While the word “diwan” has been widely used across the Gulf to refer to the Office of the Ruler, in Kuwait the suffix “-iyya” transforms the word into the more affectionate “diwaniyya,” referring to places of social gathering for Kuwaiti men to discuss issues relevant to them. As a reception room and a social practice, the diwaniyya is a well-embedded aspect of Kuwaiti culture. Imbued with tribal customs of the past, and taking up communal functions during Kuwait’s golden years as a port city, the diwaniyya today finds itself in an urban environment. Its relevance, as I argue, lies in ensuring the social contract between the Al-Sabah ruling family and Kuwaitis – governance as a “family”. As one commentator puts it, diwaniyyas reflect the “skeleton of families” in Kuwait; through the diwaniyya each family knows its role and those of other families (in politics, business or on the social ladder). Academic literature on the diwaniyya has largely centred on its political potential, particularly when it is used for campaigning in the period leading up to the elections.

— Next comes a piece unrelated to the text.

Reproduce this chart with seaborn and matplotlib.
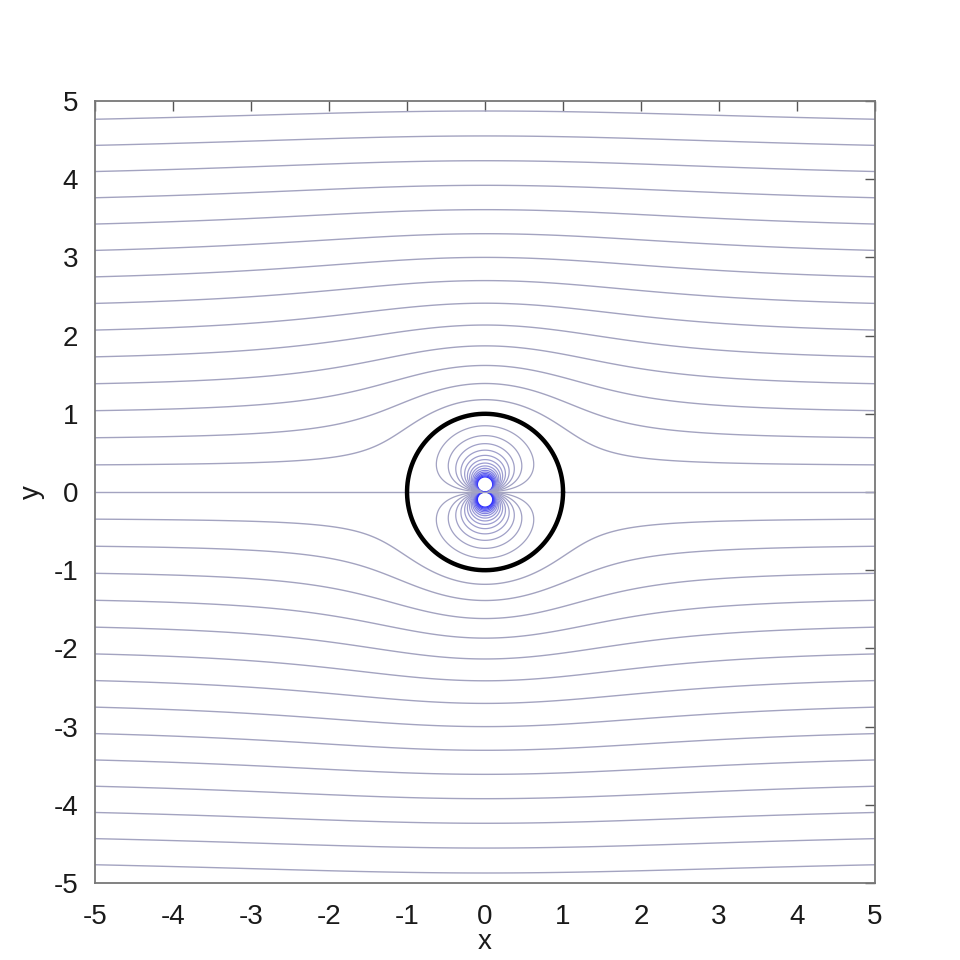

Yet my project establishes that the diwaniyya is first and foremost a social anchor, despite its undeniable potential for politicisation. As a space traditionally situated within the private confines of the house, but providing for a range of public sphere activities, the diwaniyya walks on the fine line between the public and the private. Elsewhere I have argued that the circulation of social and cultural capital (social networking and the generational transfer of traditions respectively) through diwaniyya visits has ensured the diwaniyya’s persistence and, in some ways, its sanctity.
My most recent field trip, which The BFSA has kindly supported, aimed to further relate the diwaniyya practice to diplomacy situated in a non-Western frame of reference. During the course of my fieldwork, I have spoken to diwaniyya owners, diplomats from different embassies, academics, members of the ruling family, and government officials. The qualitative data obtained points to how the diwaniyya embodies a diplomatic practice used both, at the ground level, and at the higher echelons of Kuwaiti society (by the royal family, MPs, ambassadors, prominent merchants).